Former State Department counselor Eliot Cohen conjures Captain Ahab in sharp assessment of White House operations to date

Michael Flynn stands with arms crossed in front of Trump supporters at rally

Image caption: Michael Flynn, who resigned from his role as national security adviser in the Trump administration earlier this week, is shown at a Donald Trump campaign rally in Phoenix in October 2016.

Credit: Gage Skidmore

Sea metaphors abound in Eliot Cohen's commentary, published today in The Atlantic, about the future of the presidency of Donald Trump.

Eliot Cohen

Image caption: Eliot Cohen

Cohen, a former State Department counselor and a professor of strategic studies at the Johns Hopkins University School of Advanced International Studies in Washington, D.C., likens the U.S. to a ship, and Trump to the captain.
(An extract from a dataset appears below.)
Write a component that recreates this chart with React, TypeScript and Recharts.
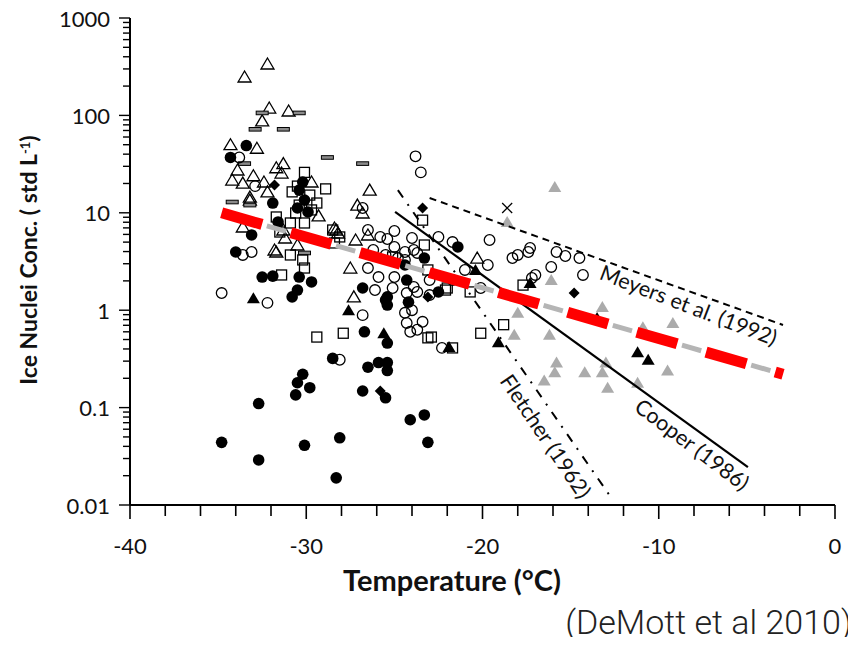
import React from 'react';
import { ScatterChart, Scatter, XAxis, YAxis } from 'recharts';

// [temperature °C, ice nuclei concentration std L-1]
type Obs = [number, number];

const openTriangles: Obs[] = [
  [-32.2, 337], [-33.5, 248], [-32.1, 119], [-31.0, 111], [-32.5, 88], [-34.3, 50],
  [-32.8, 46], [-31.3, 32], [-31.7, 29], [-31.4, 25.6], [-33.9, 27.5], [-34.2, 21.7],
  [-33.0, 24], [-33.6, 20.2], [-32.4, 20.7], [-33.2, 14.5], [-32.2, 16.4], [-29.7, 20.7],
  [-26.4, 17.1], [-27.1, 12.0], [-26.8, 9.95], [-29.3, 9.3], [-33.6, 7.15], [-31.3, 6.66],
  [-28.3, 6.66], [-27.2, 5.26], [-33.2, 13.5], [-31.8, 4.15], [-31.2, 5.51], [-30.5, 4.67],
  [-31.7, 3.96], [-27.5, 2.71], [-27.3, 1.37], [-26.5, 5.92], [-28.4, 6.98], [-28.2, 6.2],
  [-20.3, 3.43],
];

const dashMarks: Obs[] = [
  [-32.5, 106], [-30.4, 106], [-32.9, 72], [-31.3, 72], [-28.8, 37], [-33.5, 32],
  [-26.8, 32], [-34.2, 12.9], [-33.2, 12.0], [-30.1, 3.87],
];

const filledCircles: Obs[] = [
  [-33.4, 49], [-34.3, 37], [-31.9, 12.6], [-31.6, 8.05], [-33.1, 5.92], [-34.0, 3.96],
  [-32.5, 2.19], [-31.9, 2.24], [-30.4, 2.19], [-29.7, 1.95], [-30.5, 1.61], [-30.8, 1.37],
  [-26.8, 1.69], [-25.5, 1.27], [-25.4, 1.13], [-26.7, 0.6], [-25.4, 0.46], [-28.5, 0.32],
  [-30.2, 0.22], [-30.5, 0.18], [-29.8, 0.16], [-30.6, 0.135], [-32.7, 0.11], [-26.5, 0.26],
  [-25.9, 0.29], [-25.4, 0.29], [-25.4, 0.24], [-26.8, 0.148], [-25.5, 0.126], [-24.1, 0.075],
  [-23.3, 0.084], [-34.8, 0.044], [-30.1, 0.041], [-28.1, 0.049], [-32.7, 0.029], [-23.1, 0.044],
  [-28.3, 0.019], [-24.3, 2.04], [-24.2, 1.21], [-23.3, 3.43], [-21.4, 4.46], [-24.4, 2.91],
  [-22.5, 1.54], [-25.4, 1.37], [-30.4, 17.1], [-30.1, 13.5], [-30.5, 11.2], [-29.9, 10.2],
  [-30.2, 20.7],
];

const openCircles: Obs[] = [
  [-33.8, 37], [-32.9, 18.8], [-34.8, 1.5], [-33.6, 3.69], [-33.1, 3.96], [-32.2, 1.19],
  [-26.8, 11.2], [-26.5, 6.66], [-25.8, 5.65], [-25.4, 5.38], [-25.0, 6.5], [-24.0, 5.51],
  [-22.5, 5.65], [-21.7, 5.01], [-26.2, 4.15], [-25.5, 3.69], [-25.0, 4.46], [-24.4, 3.96],
  [-23.9, 4.15], [-24.8, 3.43], [-23.7, 3.87], [-25.9, 2.19], [-26.5, 2.71], [-24.4, 3.28],
  [-26.1, 1.61], [-25.1, 1.69], [-21.0, 2.59], [-21.7, 2.04], [-23.7, 1.54], [-24.3, 1.5],
  [-23.0, 2.04], [-25.0, 2.19], [-23.8, 38], [-23.5, 26], [-26.8, 0.89], [-28.1, 0.31],
  [-24.3, 0.74], [-23.4, 0.76], [-23.7, 0.63], [-24.1, 0.6], [-22.3, 0.41], [-24.4, 0.94],
  [-23.9, 1.73], [-24.0, 1.0], [-23.0, 1.43], [-19.6, 5.26], [-18.3, 3.43], [-18.0, 3.69],
  [-17.4, 3.96], [-17.3, 4.35], [-15.8, 3.96], [-15.3, 3.6], [-14.5, 3.43], [-16.1, 2.78],
  [-14.3, 2.3], [-19.7, 2.91], [-17.0, 2.3], [-17.2, 2.14], [-20.1, 1.69],
];

const openSquares: Obs[] = [
  [-30.1, 26], [-28.9, 17.6], [-30.8, 16.4], [-29.4, 12.6], [-31.7, 9.06], [-31.5, 6.35],
  [-30.9, 7.86], [-28.5, 6.66], [-28.1, 5.65], [-31.4, 2.3], [-30.9, 3.69], [-30.1, 2.71],
  [-30.2, 3.28], [-30.1, 7.86], [-29.4, 0.53], [-27.9, 0.58], [-23.1, 0.52], [-22.9, 0.53],
  [-21.7, 0.41], [-23.1, 2.59], [-23.3, 4.67], [-22.0, 1.69], [-28.4, 4.9], [-23.4, 8.4],
  [-25.1, 3.52], [-22.1, 1.61], [-20.7, 1.54], [-17.7, 1.81], [-18.8, 0.71], [-20.1, 0.58],
  [-30.5, 18.8], [-29.8, 15.2], [-30.4, 12.0], [-30.6, 9.95], [-29.7, 10.7],
];

const filledDiamonds: Obs[] = [
  [-31.8, 19.3], [-23.4, 11.2], [-14.8, 1.5], [-23.1, 1.37], [-25.8, 0.148],
];

const filledTriangles: Obs[] = [
  [-33.0, 1.33], [-27.6, 1.0], [-25.6, 0.58], [-21.9, 0.42], [-20.4, 2.59], [-17.3, 1.9],
  [-19.1, 0.47], [-13.5, 0.83], [-11.2, 0.37], [-10.6, 0.31],
];

const grayTriangles: Obs[] = [
  [-15.9, 18.4], [-18.6, 8.05], [-16.1, 2.04], [-13.2, 1.08], [-9.2, 0.74], [-10.9, 0.67],
  [-18.0, 0.94], [-18.2, 0.56], [-16.2, 0.56], [-15.8, 0.29], [-15.9, 0.23], [-16.5, 0.19],
  [-14.2, 0.23], [-13.0, 0.29], [-13.2, 0.23], [-12.9, 0.16], [-11.2, 0.18], [-9.5, 0.24],
];

const crosses: Obs[] = [[-18.6, 11.2]];

// parameterisation curves, straight on the log axis
const fletcher1962: Obs[] = [[-24.8, 17.1], [-12.6, 0.0112]];
const cooper1986: Obs[] = [[-24.96, 10.2], [-4.94, 0.0245]];
const meyers1992: Obs[] = [[-23.0, 14.2], [-2.95, 0.705]];
const demott2010: Obs[] = [[-34.8, 10], [-2.95, 0.22]];

const meyersLabelAt: Obs = [-8.3, 1.13];
const cooperLabelAt: Obs = [-8.1, 0.042];
const fletcherLabelAt: Obs = [-16.4, 0.051];

const xTicks = [-40, -38, -36, -34, -32, -30, -28, -26, -24, -22, -20, -18, -16, -14, -12, -10, -8, -6, -4, -2, 0];
const xLabels = [-40, -30, -20, -10, 0];
const yMajor = [0.01, 0.1, 1, 10, 100, 1000];
const yLabels = ['0.01', '0.1', '1', '10', '100', '1000'];

const yTicks: number[] = [];
yMajor.forEach((d, i) => {
  yTicks.push(d);
  if (i < yMajor.length - 1) for (let m = 2; m <= 9; m++) yTicks.push(d * m);
});

const toRows = (pts: Obs[]) => pts.map(([t, n]) => ({ t, n }));

const FONT = 'Lato, "Open Sans", sans-serif';

const Marker = ({ cx, cy, kind }: { cx: number; cy: number; kind: string }) => {
  if (cx == null || cy == null) return <g />;
  const sw = 1.3;
  switch (kind) {
    case 'filledCircle':
      return <circle cx={cx} cy={cy} r={5.8} fill="#000" />;
    case 'openCircle':
      return <circle cx={cx} cy={cy} r={5.3} fill="none" stroke="#000" strokeWidth={sw} />;
    case 'openSquare':
      return <rect x={cx - 5} y={cy - 5} width={10} height={10} fill="none" stroke="#000" strokeWidth={sw} />;
    case 'dash':
      return <rect x={cx - 6} y={cy - 1.8} width={12} height={3.6} fill="#8a8a8a" stroke="#000" strokeWidth={1} />;
    case 'diamond':
      return <path d={`M${cx},${cy - 5.5}L${cx + 5.5},${cy}L${cx},${cy + 5.5}L${cx - 5.5},${cy}Z`} fill="#000" />;
    case 'cross':
      return (
        <path d={`M${cx - 5},${cy - 5}L${cx + 5},${cy + 5}M${cx + 5},${cy - 5}L${cx - 5},${cy + 5}`} stroke="#000" strokeWidth={sw} />
      );
    default: {
      const d = `M${cx},${cy - 6}L${cx + 6.5},${cy + 5}L${cx - 6.5},${cy + 5}Z`;
      if (kind === 'openTriangle') return <path d={d} fill="none" stroke="#000" strokeWidth={sw} />;
      if (kind === 'grayTriangle') return <path d={d} fill="#ababab" />;
      return <path d={d} fill="#000" />;
    }
  }
};

const markerShape = (kind: string) => (p: any) => <Marker cx={p.cx} cy={p.cy} kind={kind} />;

const labelShape = (text: string, angle: number) => (p: any) =>
  p.cx == null ? <g /> : (
    <text
      x={p.cx}
      y={p.cy}
      transform={`rotate(${angle} ${p.cx} ${p.cy})`}
      textAnchor="middle"
      dominantBaseline="central"
      fontFamily={FONT}
      fontSize={21.5}
      fill="#111"
    >
      {text}
    </text>
  );

const XTick = ({ x, y, payload }: any) => {
  const major = xLabels.includes(payload.value);
  return (
    <g>
      <line x1={x} x2={x} y1={y} y2={y + (major ? 14 : 11)} stroke="#000" strokeWidth={1.6} />
      {major && (
        <text x={x} y={y + 40} textAnchor="middle" dominantBaseline="central" fontFamily={FONT} fontSize={22} fill="#111">
          {payload.value}
        </text>
      )}
    </g>
  );
};

const YTick = ({ x, y, payload }: any) => {
  const idx = yMajor.indexOf(payload.value);
  const major = idx >= 0;
  return (
    <g>
      <line x1={x - (major ? 11 : 7)} x2={x} y1={y} y2={y} stroke="#000" strokeWidth={1.4} />
      {major && (
        <text x={x - 20} y={y} textAnchor="end" dominantBaseline="central" fontFamily={FONT} fontSize={22} fill="#111">
          {yLabels[idx]}
        </text>
      )}
    </g>
  );
};

const hidden = () => <g />;

export default function App() {
  // pulled up over the body margin so the top tick label has room
  return (
    <div style={{ position: 'relative', width: 848, height: 637, marginTop: -8 }}>
      <ScatterChart width={848} height={637} margin={{ top: 18, right: 21, bottom: 47, left: 0 }}>
        <XAxis
          type="number"
          dataKey="t"
          domain={[-40, 0]}
          ticks={xTicks}
          interval={0}
          tick={<XTick />}
          tickLine={false}
          tickSize={0}
          tickMargin={0}
          height={85}
          axisLine={{ stroke: '#000', strokeWidth: 2 }}
          allowDataOverflow
        />
        <YAxis
          type="number"
          dataKey="n"
          scale="log"
          domain={[0.01, 1000]}
          ticks={yTicks}
          interval={0}
          tick={<YTick />}
          tickLine={false}
          tickSize={0}
          tickMargin={0}
          width={122}
          axisLine={{ stroke: '#000', strokeWidth: 2 }}
          allowDataOverflow
        />

        <Scatter data={toRows(openTriangles)} shape={markerShape('openTriangle')} isAnimationActive={false} />
        <Scatter data={toRows(dashMarks)} shape={markerShape('dash')} isAnimationActive={false} />
        <Scatter data={toRows(openSquares)} shape={markerShape('openSquare')} isAnimationActive={false} />
        <Scatter data={toRows(openCircles)} shape={markerShape('openCircle')} isAnimationActive={false} />
        <Scatter data={toRows(filledCircles)} shape={markerShape('filledCircle')} isAnimationActive={false} />
        <Scatter data={toRows(filledDiamonds)} shape={markerShape('diamond')} isAnimationActive={false} />
        <Scatter data={toRows(grayTriangles)} shape={markerShape('grayTriangle')} isAnimationActive={false} />
        <Scatter data={toRows(filledTriangles)} shape={markerShape('filledTriangle')} isAnimationActive={false} />
        <Scatter data={toRows(crosses)} shape={markerShape('cross')} isAnimationActive={false} />

        <Scatter
          data={toRows(fletcher1962)}
          line={{ stroke: '#000', strokeWidth: 2, strokeDasharray: '9 8 2 8' }}
          lineType="joint"
          shape={hidden}
          isAnimationActive={false}
        />
        <Scatter
          data={toRows(cooper1986)}
          line={{ stroke: '#000', strokeWidth: 2.2 }}
          lineType="joint"
          shape={hidden}
          isAnimationActive={false}
        />
        <Scatter
          data={toRows(meyers1992)}
          line={{ stroke: '#000', strokeWidth: 2, strokeDasharray: '7 5' }}
          lineType="joint"
          shape={hidden}
          isAnimationActive={false}
        />
        <Scatter
          data={toRows(demott2010)}
          line={{ stroke: '#b5b5b5', strokeWidth: 5, strokeDasharray: '20 52', strokeDashoffset: 25 }}
          lineType="joint"
          shape={hidden}
          isAnimationActive={false}
        />
        <Scatter
          data={toRows(demott2010)}
          line={{ stroke: '#ff0000', strokeWidth: 11, strokeDasharray: '42 30' }}
          lineType="joint"
          shape={hidden}
          isAnimationActive={false}
        />

        <Scatter data={toRows([meyersLabelAt])} shape={labelShape('Meyers et al. (1992)', 21)} isAnimationActive={false} />
        <Scatter data={toRows([cooperLabelAt])} shape={labelShape('Cooper (1986)', 37)} isAnimationActive={false} />
        <Scatter data={toRows([fletcherLabelAt])} shape={labelShape('Fletcher (1962)', 56)} isAnimationActive={false} />
      </ScatterChart>

      <div
        style={{
          position: 'absolute',
          left: 20,
          top: 260,
          transform: 'translate(-50%, -50%) rotate(-90deg)',
          whiteSpace: 'nowrap',
          fontFamily: FONT,
          fontWeight: 700,
          fontSize: 23,
          color: '#111',
          lineHeight: '26px',
        }}
      >
        Ice Nuclei Conc. ( std L<sup style={{ fontSize: 13, verticalAlign: '0.55em', lineHeight: 0 }}>-1</sup>)
      </div>
      <div
        style={{
          position: 'absolute',
          left: 444,
          top: 580,
          transform: 'translate(-50%, -50%)',
          whiteSpace: 'nowrap',
          fontFamily: FONT,
          fontWeight: 700,
          fontSize: 29,
          color: '#111',
          lineHeight: '32px',
        }}
      >
        Temperature (°C)
      </div>
      <div
        style={{
          position: 'absolute',
          right: 4,
          top: 608,
          whiteSpace: 'nowrap',
          fontFamily: 'Roboto, sans-serif',
          fontWeight: 300,
          fontSize: 34,
          color: '#222',
          lineHeight: '28px',
        }}
      >
        (DeMott et al 2010)
      </div>
    </div>
  );
}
He sees two possibilities for the future: Either the president relinquishes control of the ship by "conced[ing] the direction of foreign policy" to his cabinet secretaries; or the ship itself is "in serious trouble." The latter, he argues, is the far more likely outcome.

He points to two problems, the first of which is the controversy surrounding embattled national security adviser, Michael Flynn, who resigned late Monday.

"Since World War II, the United States has evolved a system for making foreign policy that depends on an effective White House operation in the form of the National Security Council staff," Cohen writes. "The elaborate hierarchy of interagency committees that evolved actually works rather well most of the time, but it depends critically on the ability of a competent staff working directly for the president to orchestrate it."

Cohen, a frequent Trump critic, also suggests that a conflict of personalities—between White House senior aides and officials and the president himself—is also probable. He sees a series of disparate circles of foreign policy influence emerging within the upper echelons of the White House, including the national security council staff (which he calls "paralyzed"); White House Chief Strategist Steve Bannon; Jared Kushner, the president's son-in-law and senior adviser; and possibly the offices of the Vice President and White House Chief of Staff.

"Trump seems to like this arrangement, which is not only confusing but built for serious conflict," Cohen says.

More from The Atlantic:

The optimistic theory could prove true, if Trump appoints a forceful national security adviser and diminishes Bannon's and Kushner's roles. It is more likely, however, that the White House will be the scene of knife fights below decks and shouted orders and counterorders on the quarterdeck. And at the end of the day, Trump, like Captain Ahab, will probably remain topside, pursuing whatever Moby Dick his imagination has just conjured up. That story did not end particularly well for all aboard.